Quel discepolo amato, senza nome, siamo tutti noi resi fratelli da Gesù. Dalla croce e dalla risurrezione riceviamo il dono della fraternità. Quando Cristo dice a Maria di Magdala: Va’ dai miei fratelli! È la prima volta che Gesù chiama così i suoi discepoli.

Non mi trattenere, non attardarti a questa dimensione tangibile, ascendi, sali alla dimensione spirituale e va’ dai miei fratelli!

Così che la conferma dunque della vita spirituale, della vita risorta non è vedere Dio, non è vedere quello che la nostra mente vorrebbe conoscere, ma è riconoscere l’altro come fratello, perché amato da Gesù e reso da lui fratello.

Va’ dai miei fratelli: i fratelli sono già lì, riconosci gli altri come fratelli perché in ciascuno di loro è dato il dono di Dio, ciascuno di loro è quel seme destinato a fiorire.

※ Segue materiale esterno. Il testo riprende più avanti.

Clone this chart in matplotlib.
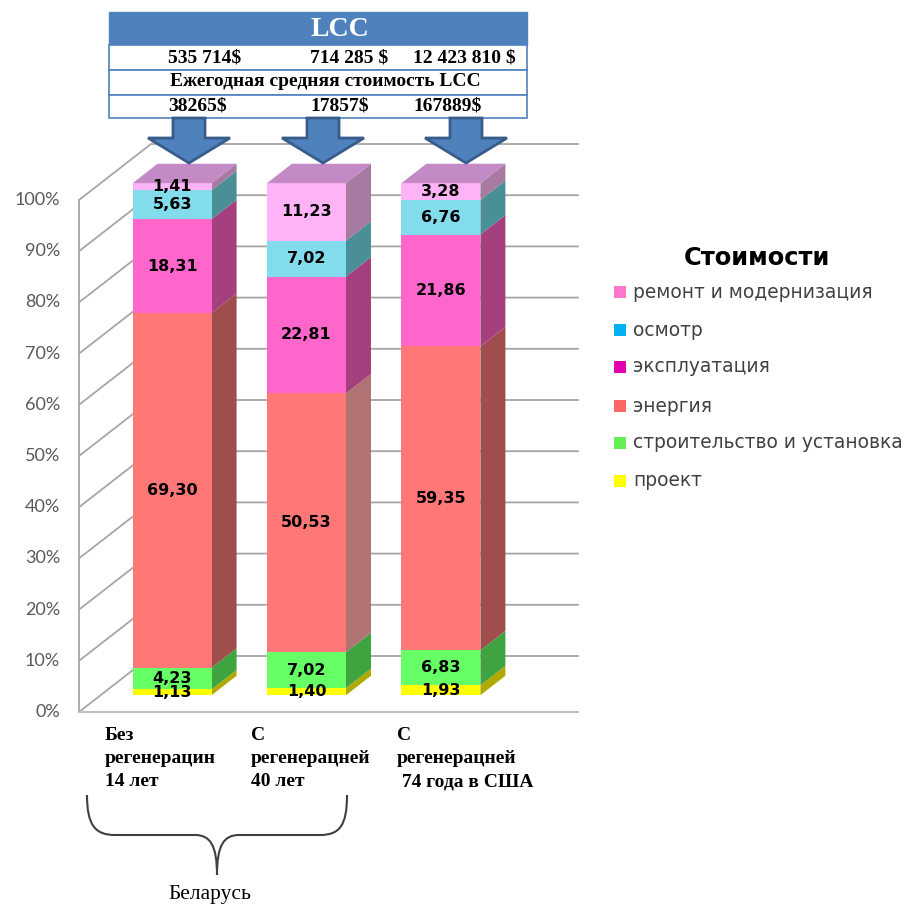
import matplotlib
matplotlib.use("Agg")
import matplotlib.pyplot as plt
from matplotlib.patches import Polygon, Rectangle, PathPatch
from matplotlib.path import Path

# ---- data -------------------------------------------------------------
categories = [
    "Без\nрегенерацин\n14 лет",
    "С\nрегенерацней\n40 лет",
    "С\nрегенерацней\n 74 года в США",
]
series_names = ["проект", "строительство и установка", "энергия",
                "эксплуатация", "осмотр", "ремонт и модернизация"]
proekt = [1.13, 1.40, 1.93]
stroitelstvo = [4.23, 7.02, 6.83]
energiya = [69.30, 50.53, 59.35]
ekspluataciya = [18.31, 22.81, 21.86]
osmotr = [5.63, 7.02, 6.76]
remont = [1.41, 11.23, 3.28]
series_values = [proekt, stroitelstvo, energiya, ekspluataciya, osmotr, remont]

lcc_total = ["535 714$", "714 285 $", "12 423 810 $"]
lcc_annual = ["38265$", "17857$", "167889$"]
y_ticks = [0, 10, 20, 30, 40, 50, 60, 70, 80, 90, 100]

# ---- styling ----------------------------------------------------------
front_colors = ["#FFFF00", "#66FF66", "#FF7777", "#FF66CC", "#82DCEC", "#FFB3F7"]
side_colors = ["#B0AA00", "#3FA33F", "#A04D4D", "#A5407F", "#4A8E96", "#A77AA2"]
energy_side_mid = "#B07272"   # middle bar's energy side is a lighter shade
top_color = "#C38AC5"
legend_colors = ["#FFFF00", "#66EE55", "#FF6666", "#E000B0", "#00B0F0", "#FF77CC"]

W, H = 905, 907
fig = plt.figure(figsize=(W / 100, H / 100), dpi=100)
fig.patch.set_facecolor("white")

# main 3D-looking axes: front plane of the wall
px_left, px_right, px_top, px_bot = 79, 506, 200, 712
ax = fig.add_axes([px_left / W, 1 - px_bot / H,
                   (px_right - px_left) / W, (px_bot - px_top) / H])
ax.set_axis_off()
x_lo, x_hi = -0.532, 2.645
ax.set_xlim(x_lo, x_hi)
ax.set_ylim(0, 100)

unit_px = (px_right - px_left) / (x_hi - x_lo)
pct_px = (px_bot - px_top) / 100.0
DX = 72 / unit_px          # wall depth, x units
DY = 56 / pct_px           # wall depth, percent units
z0, z1 = 0.30, 0.647       # bar front / back depth fraction
bar_w = 79 / unit_px

grid_col = "#A6A6A6"
# walls and gridlines
ax.plot([x_lo, x_lo], [0, 100], color=grid_col, lw=1.3, zorder=1, clip_on=False)
for t in y_ticks:
    ax.plot([x_lo, x_lo + DX, x_hi + DX], [t, t + DY, t + DY],
            color=grid_col, lw=1.3, zorder=1, clip_on=False)
    ax.text(x_lo - 19 / unit_px, t, f"{t}%", ha="right", va="center",
            fontsize=13, color="#595959", family="Lato")
ax.plot([x_lo, x_hi + DX], [0, 0], color="#C0C0C0", lw=1.5, zorder=1, clip_on=False)

# stacked 3D bars
for i in range(len(categories)):
    xl = i - bar_w / 2 + z0 * DX
    xr = xl + bar_w
    ddx = (z1 - z0) * DX
    ddy = (z1 - z0) * DY
    base = 0.0
    for s, vals in enumerate(series_values):
        v = vals[i]
        y0 = base + z0 * DY
        y1 = base + v + z0 * DY
        sc = energy_side_mid if (s == 2 and i == 1) else side_colors[s]
        side = Polygon([(xr, y0), (xr + ddx, y0 + ddy), (xr + ddx, y1 + ddy), (xr, y1)],
                       closed=True, facecolor=sc, edgecolor="none",
                       zorder=3, clip_on=False)
        ax.add_patch(side)
        ax.add_patch(Rectangle((xl, y0), bar_w, v, facecolor=front_colors[s],
                               edgecolor="none", zorder=4, clip_on=False))
        ax.text((xl + xr) / 2, (y0 + y1) / 2, f"{v:.2f}".replace(".", ","),
                ha="center", va="center", fontsize=11.5, fontweight="bold",
                color="black", zorder=6, family="DejaVu Sans")
        base += v
    ytop = base + z0 * DY
    ax.add_patch(Polygon([(xl, ytop), (xr, ytop), (xr + ddx, ytop + ddy),
                          (xl + ddx, ytop + ddy)], closed=True,
                         facecolor=top_color, edgecolor="none", zorder=4, clip_on=False))

# ---- overlay in pixel space for annotations ----------------------------
ov = fig.add_axes([0, 0, 1, 1])
ov.set_xlim(0, W)
ov.set_ylim(H, 0)
ov.set_axis_off()
ov.patch.set_alpha(0)

blue = "#4F81BD"
dark_blue = "#385D8A"
serif = "Liberation Serif"

# LCC table
ov.add_patch(Rectangle((109, 12), 418, 33, facecolor=blue, edgecolor=blue, lw=1))
ov.text(340, 29, "LCC", ha="center", va="center", fontsize=20, fontweight="bold",
        color="white", family=serif)
for (y0, h) in [(45, 25), (70, 25), (95, 23)]:
    ov.add_patch(Rectangle((109, y0), 418, h, facecolor="white", edgecolor=blue, lw=1.2))
col_x = [168, 310, 413]
for k in range(3):
    ov.text(col_x[k], 58, lcc_total[k], ha="left", va="center", fontsize=14,
            fontweight="bold", family=serif, color="black")
    ov.text(col_x[k], 106.5, lcc_annual[k], ha="left", va="center", fontsize=14,
            fontweight="bold", family=serif, color="black")
ov.text(325, 82, "Ежегодная средняя стоимость LCC", ha="center", va="center",
        fontsize=14, fontweight="bold", family=serif, color="black")

# block arrows
for cx in [189, 323, 466]:
    pts = [(cx - 16, 118), (cx + 16, 118), (cx + 16, 138), (cx + 41, 138),
           (cx, 163), (cx - 41, 138), (cx - 16, 138)]
    ov.add_patch(Polygon(pts, closed=True, facecolor=blue, edgecolor=dark_blue,
                         lw=2, zorder=5))

# category labels
lab_x = [105, 251, 397]
for k, lab in enumerate(categories):
    ov.text(lab_x[k], 727, lab, ha="left", va="top", fontsize=14,
            fontweight="bold", family=serif, color="black", linespacing=1.48)

# curly brace under the Belarus group
verts = [(87, 795), (87, 825), (95, 835), (115, 835),
         (195, 835),
         (210, 835), (217, 845), (217, 875),
         (217, 845), (224, 835), (239, 835),
         (320, 835),
         (340, 835), (347, 825), (347, 795)]
codes = [Path.MOVETO, Path.CURVE4, Path.CURVE4, Path.CURVE4,
         Path.LINETO,
         Path.CURVE4, Path.CURVE4, Path.CURVE4,
         Path.CURVE4, Path.CURVE4, Path.CURVE4,
         Path.LINETO,
         Path.CURVE4, Path.CURVE4, Path.CURVE4]
ov.add_patch(PathPatch(Path(verts, codes), facecolor="none", edgecolor="#404040", lw=1.5))
ov.text(210, 895, "Беларусь", ha="center", va="center", fontsize=15.5,
        family=serif, color="black")

# legend
ov.text(757, 258, "Стоимости", ha="center", va="center", fontsize=17.4,
        fontweight="bold", family="DejaVu Sans", color="black")
leg_y = [292, 330, 367, 406, 443, 481]
order = [5, 4, 3, 2, 1, 0]
for yy, s in zip(leg_y, order):
    ov.add_patch(Rectangle((614, yy - 6), 12, 12, facecolor=legend_colors[s],
                           edgecolor="none"))
    ov.text(633, yy, series_names[s], ha="left", va="center", fontsize=13.4,
            family="DejaVu Sans", color="#404040")

fig.savefig("out.png", dpi=100)
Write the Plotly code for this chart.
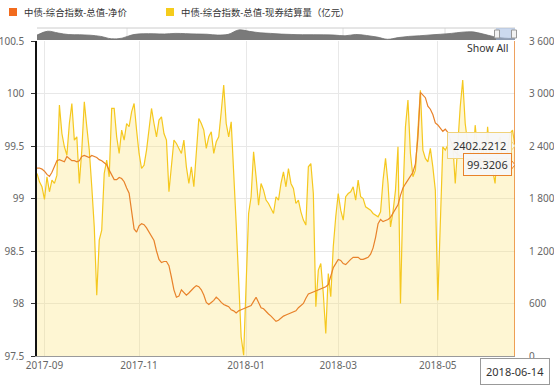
import pandas as pd
import plotly.graph_objects as go

# ---------------- data ----------------
start_date = "2017-08-29"
end_date = "2018-06-14"
holidays = ["2017-10-02", "2017-10-03", "2017-10-04", "2017-10-05", "2017-10-06",
            "2018-01-01", "2018-02-15", "2018-02-16", "2018-02-19", "2018-02-20",
            "2018-02-21", "2018-04-05", "2018-04-06", "2018-04-30", "2018-05-01"]

series_names = ["中债-综合指数-总值-净价", "中债-综合指数-总值-现券结算量（亿元）"]

net_price = [
    99.29, 99.29, 99.28, 99.26, 99.23, 99.21, 99.25, 99.30, 99.36, 99.37,
    99.36, 99.35, 99.40, 99.38, 99.36, 99.36, 99.35, 99.36, 99.40, 99.41,
    99.40, 99.39, 99.41, 99.40, 99.39, 99.37, 99.36, 99.34, 99.32, 99.27,
    99.22, 99.18, 99.18, 99.20, 99.19, 99.16, 99.10, 99.05, 98.88, 98.71,
    98.68, 98.74, 98.76, 98.75, 98.72, 98.68, 98.64, 98.60, 98.50, 98.42,
    98.39, 98.40, 98.40, 98.36, 98.25, 98.13, 98.06, 98.07, 98.13, 98.10,
    98.08, 98.10, 98.13, 98.15, 98.17, 98.16, 98.13, 98.08, 98.01, 97.99,
    98.01, 98.03, 98.06, 98.04, 98.01, 97.99, 97.98, 97.97, 97.94, 97.93,
    97.91, 97.93, 97.94, 97.95, 97.96, 97.97, 97.98, 98.02, 98.06, 98.01,
    97.96, 97.95, 97.92, 97.90, 97.88, 97.85, 97.83, 97.84, 97.86, 97.88,
    97.89, 97.90, 97.91, 97.92, 97.93, 97.96, 97.98, 98.00, 98.05, 98.09,
    98.10, 98.11, 98.12, 98.13, 98.14, 98.15, 98.16, 98.18, 98.26, 98.34,
    98.38, 98.42, 98.41, 98.38, 98.37, 98.40, 98.42, 98.44, 98.44, 98.44,
    98.42, 98.42, 98.43, 98.44, 98.47, 98.53, 98.63, 98.76, 98.80, 98.78,
    98.79, 98.80, 98.82, 98.86, 98.90, 98.94, 99.03, 99.10, 99.14, 99.18,
    99.21, 99.25, 99.33, 99.58, 100.01, 99.98, 99.96, 99.88, 99.85, 99.80,
    99.72, 99.70, 99.67, 99.64, 99.66, 99.63, 99.56, 99.49, 99.44, 99.42,
    99.40, 99.41, 99.39, 99.37, 99.38, 99.36, 99.34, 99.36, 99.37, 99.35,
    99.33, 99.34, 99.36, 99.35, 99.33, 99.32, 99.34, 99.33, 99.31, 99.32,
    99.33, 99.32, 99.3206,
]

settlement = [
    2086, 1990, 1934, 1789, 2048, 1877, 2010, 1972, 2067, 2867,
    2543, 2391, 2296, 2657, 2886, 2467, 2505, 1972, 2353, 2905,
    2620, 2353, 1934, 1476, 695, 1324, 1438, 2086, 2238, 2048,
    2829, 2829, 2505, 2315, 2581, 2467, 2657, 2620, 2790, 2886,
    2581, 2315, 2143, 2181, 2353, 2581, 2829, 2657, 2505, 2696,
    2734, 2543, 2467, 1877, 2162, 2467, 2429, 2372, 2315, 2467,
    2162, 1972, 2162, 1934, 2300, 2715, 2657, 2581, 2372, 2505,
    2562, 2315, 2448, 2505, 2791, 3096, 2657, 2505, 2676, 2162,
    1515, 867, 219, 10, 791, 1629, 1820, 2334, 2048, 1724,
    1972, 1896, 1782, 1743, 1686, 1629, 1820, 1782, 1972, 2105,
    1934, 2143, 1972, 1915, 1743, 1782, 1648, 1553, 1496, 2162,
    2200, 1857, 562, 981, 1057, 714, 257, 943, 677, 1248,
    1591, 1857, 1667, 1553, 1820, 1857, 1877, 1934, 1782, 2010,
    1820, 1800, 1705, 1686, 1667, 1629, 1610, 1591, 1648, 2010,
    2258, 1972, 1476, 1648, 1896, 2391, 600, 1820, 2620, 2924,
    2315, 2048, 2124, 2543, 3038, 2353, 2258, 2219, 2372, 2162,
    1896, 638, 1476, 2391, 2353, 2410, 2391, 2429, 1972, 2467,
    2848, 3153, 2657, 2429, 2353, 2162, 2638, 2353, 2200, 2429,
    2162, 2620, 2277, 2124, 1972, 2429, 2505, 2200, 2124, 2353,
    2543, 2581, 2402.2212,
]

x_tick_vals = ["2017-09-01", "2017-11-01", "2018-01-02", "2018-03-01", "2018-05-02"]
x_tick_text = ["2017-09", "2017-11", "2018-01", "2018-03", "2018-05"]
left_ticks = [97.5, 98, 98.5, 99, 99.5, 100, 100.5]
left_tick_text = ["97.5", "98", "98.5", "99", "99.5", "100", "100.5"]
right_ticks = [0, 600, 1200, 1800, 2400, 3000, 3600]
right_tick_text = ["0", "600", "1 200", "1 800", "2 400", "3 000", "3 600"]

navigator_values = [
    0.41, 0.73, 0.58, 0.45, 0.44, 0.40, 0.30, 0.10, 0.15, 0.44,
    0.52, 0.52, 0.50, 0.55, 0.53, 0.50, 0.48, 0.41, 0.47, 0.84,
    0.72, 0.60, 0.55, 0.49, 0.46, 0.44, 0.44, 0.43, 0.41, 0.35,
    0.46, 0.38, 0.25, 0.06, 0.20, 0.30, 0.35, 0.42, 0.48, 0.55,
    0.65, 0.68, 0.50, 0.28, 0.15, 0.13,
]

dates = [d for d in pd.bdate_range(start_date, end_date) if d.strftime("%Y-%m-%d") not in holidays]
n = min(len(dates), len(net_price), len(settlement))
dates = dates[:n]
net_price = net_price[:n]
settlement = settlement[:n]
last_date = dates[-1]

# ---------------- layout helpers ----------------
W, H = 554, 389
ML, MR, MT, MB = 37, 39, 27, 33
PW, PH = W - ML - MR, H - MT - MB
MAIN_TOP = 41
main_top_frac = (H - MB - MAIN_TOP) / PH


def px(xp):
    return (xp - ML) / PW


def py(yp):
    return (H - MB - yp) / PH


FONT = "Noto Sans, Noto Sans CJK SC, sans-serif"
ORANGE = "#e8822a"
YELLOW = "#f5c81f"
TIP_BG = "rgba(247,247,247,0.95)"

fig = go.Figure()

fig.add_trace(go.Scatter(
    x=dates, y=settlement, xaxis="x", yaxis="y", mode="lines",
    line=dict(color=YELLOW, width=1.2), fill="tozeroy",
    fillcolor="rgba(252,226,110,0.30)", name=series_names[1], hoverinfo="skip"))

fig.add_trace(go.Scatter(
    x=dates, y=net_price, xaxis="x", yaxis="y2", mode="lines",
    line=dict(color=ORANGE, width=1.2), name=series_names[0], hoverinfo="skip"))

fig.add_trace(go.Scatter(
    x=list(range(len(navigator_values))), y=navigator_values, xaxis="x2", yaxis="y3",
    mode="lines", line=dict(color="#707070", width=0.8, shape="spline"),
    fill="tozeroy", fillcolor="#7a7a7a", hoverinfo="skip"))

tickfont = dict(family=FONT, size=10, color="#666666")

fig.update_layout(
    width=W, height=H,
    margin=dict(l=ML, r=MR, t=MT, b=MB, autoexpand=False),
    paper_bgcolor="white", plot_bgcolor="white",
    showlegend=False,
    font=dict(family=FONT),
    xaxis=dict(
        type="date", domain=[0, 1], anchor="y", automargin=False,
        range=[dates[0], last_date],
        rangebreaks=[dict(bounds=["sat", "mon"]), dict(values=holidays)],
        tickvals=x_tick_vals, ticktext=x_tick_text,
        showgrid=True, gridcolor="#e8e8e8", gridwidth=1,
        showline=True, linecolor="#9a9a9a", linewidth=1,
        ticks="", tickfont=tickfont, zeroline=False,
    ),
    yaxis=dict(
        domain=[0, main_top_frac], anchor="x", side="right", automargin=False,
        range=[0, 3600], tickvals=right_ticks, ticktext=right_tick_text,
        showgrid=True, gridcolor="#e8e8e8", gridwidth=1,
        showline=False, zeroline=False, ticks="",
        ticklabelstandoff=13, tickfont=tickfont,
    ),
    yaxis2=dict(
        overlaying="y", side="left", anchor="x", automargin=False,
        range=[97.5, 100.5], tickvals=left_ticks, ticktext=left_tick_text,
        showgrid=False, zeroline=False,
        showline=True, linecolor="#111111", linewidth=1.5,
        ticks="outside", ticklen=4, tickcolor="#333333", tickwidth=1,
        ticklabelstandoff=5, tickfont=tickfont,
    ),
    xaxis2=dict(domain=[0, 1], anchor="y3", range=[0, len(navigator_values) - 1],
                visible=False, fixedrange=True, automargin=False),
    yaxis3=dict(domain=[py(40), py(28)], anchor="x2", range=[0, 1],
                visible=False, fixedrange=True, automargin=False),
)

shapes = []
# navigator decorations
for gx in [127, 246, 343, 445]:
    shapes.append(dict(type="line", xref="paper", yref="paper", x0=px(gx), x1=px(gx),
                       y0=py(40), y1=py(28), line=dict(color="#e0e0e0", width=1), layer="below"))
shapes.append(dict(type="line", xref="paper", yref="paper", x0=0, x1=1, y0=py(28), y1=py(28),
                   line=dict(color="#cccccc", width=1)))
shapes.append(dict(type="rect", xref="paper", yref="paper", x0=px(496), x1=1,
                   y0=py(40), y1=py(28), fillcolor="rgba(160,185,225,0.55)", line=dict(width=0)))
for hx in [497, 514]:
    shapes.append(dict(type="rect", xref="paper", yref="paper", x0=px(hx - 2.5), x1=px(hx + 2.5),
                       y0=py(38), y1=py(30), fillcolor="#f2f2f2",
                       line=dict(color="#999999", width=1)))
# crosshair
shapes.append(dict(type="line", xref="x", yref="paper", x0=last_date, x1=last_date,
                   y0=0, y1=main_top_frac, line=dict(color=ORANGE, width=1.5)))
# tooltip pointers (pixel-sized, anchored at the last points)
shapes.append(dict(type="path", xref="x", yref="y", xsizemode="pixel", ysizemode="pixel",
                   xanchor=last_date, yanchor=settlement[-1],
                   path="M -4,5 L 0,0 L -4,-5 Z", fillcolor=TIP_BG,
                   line=dict(color="#f0d27a", width=1)))
shapes.append(dict(type="path", xref="x", yref="y2", xsizemode="pixel", ysizemode="pixel",
                   xanchor=last_date, yanchor=net_price[-1],
                   path="M -4,5 L 0,0 L -4,-5 Z", fillcolor=TIP_BG,
                   line=dict(color=ORANGE, width=1)))
# legend squares
shapes.append(dict(type="rect", xref="paper", yref="paper", x0=px(9), x1=px(17),
                   y0=py(16), y1=py(8), fillcolor="#f26b1d", line=dict(width=0)))
shapes.append(dict(type="rect", xref="paper", yref="paper", x0=px(166), x1=px(174),
                   y0=py(16), y1=py(8), fillcolor="#f5cc1c", line=dict(width=0)))
fig.update_layout(shapes=shapes)

legend_font = dict(family=FONT, size=9.4, color="#333333")
annotations = [
    dict(xref="paper", yref="paper", x=px(22), y=py(12), xanchor="left", yanchor="middle",
         text=series_names[0], showarrow=False, font=legend_font),
    dict(xref="paper", yref="paper", x=px(179), y=py(12), xanchor="left", yanchor="middle",
         text=series_names[1], showarrow=False, font=legend_font),
    dict(xref="paper", yref="paper", x=px(488), y=py(48), xanchor="center", yanchor="middle",
         text="Show All", showarrow=False, font=dict(family=FONT, size=10.5, color="#333333")),
    dict(xref="x", yref="y", x=last_date, y=settlement[-1], xanchor="right", yanchor="middle",
         xshift=-3, text=f"{settlement[-1]:.4f}", showarrow=False,
         bgcolor=TIP_BG, bordercolor="#f0d27a", borderwidth=1, borderpad=5,
         font=dict(family=FONT, size=11, color="#333333")),
    dict(xref="x", yref="y2", x=last_date, y=net_price[-1], xanchor="right", yanchor="middle",
         xshift=-3, text=f"{net_price[-1]:.4f}", showarrow=False,
         bgcolor=TIP_BG, bordercolor=ORANGE, borderwidth=1, borderpad=3,
         font=dict(family=FONT, size=11, color="#333333")),
    dict(xref="paper", yref="paper", x=1, y=0, xanchor="center", yanchor="top", yshift=-2,
         text=last_date.strftime("%Y-%m-%d"), showarrow=False,
         bgcolor="white", bordercolor="#999999", borderwidth=1, borderpad=5,
         font=dict(family=FONT, size=11, color="#333333")),
]
fig.update_layout(annotations=annotations)

fig.write_html("out.html", config={"displayModeBar": False},
               post_script="document.body.style.margin='0';")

Caifa, Pilato, Giuda, Barabba… e potremmo continuare con tutti i nomi dell’odio che segnano la nostra terra e che continuano a uccidere, a umiliare la vita fino a rendere schiavi gli altri per il potere, per il denaro, per arricchirsi… quanti Caino continuano a sfruttare, a violare, a uccidere Abele.

Eppure il fratello sarà presente nel loro intimo come non mai per il resto dei loro anni e quella fraternità rimarrà come pungolo che li accompagna perché possano conoscere il giorno in cui arriveranno a riconoscerla come spirito cui ascendere ogni giorno della vita.

Facciamo anche noi dunque la nostra Pasqua, lasciamoci condurre da Gesù in una relazione sempre più intima, interiorizzata e spirituale con lui. Ne è un segno simbolico il tempo di cinquanta giorni fino a Pentecoste che ci fa ascendere anche nella comunione di un popolo di fratelli.

La vita eterna non è un semplice prolungamento di questa vita perché se qui siamo mediocri e squallidi, capite che una vita eterna così, sarebbe un inferno… la risurrezione è una proposta di vita per ognuno di noi, perché ascendiamo, perché impariamo a fare cose che meritano di non morire.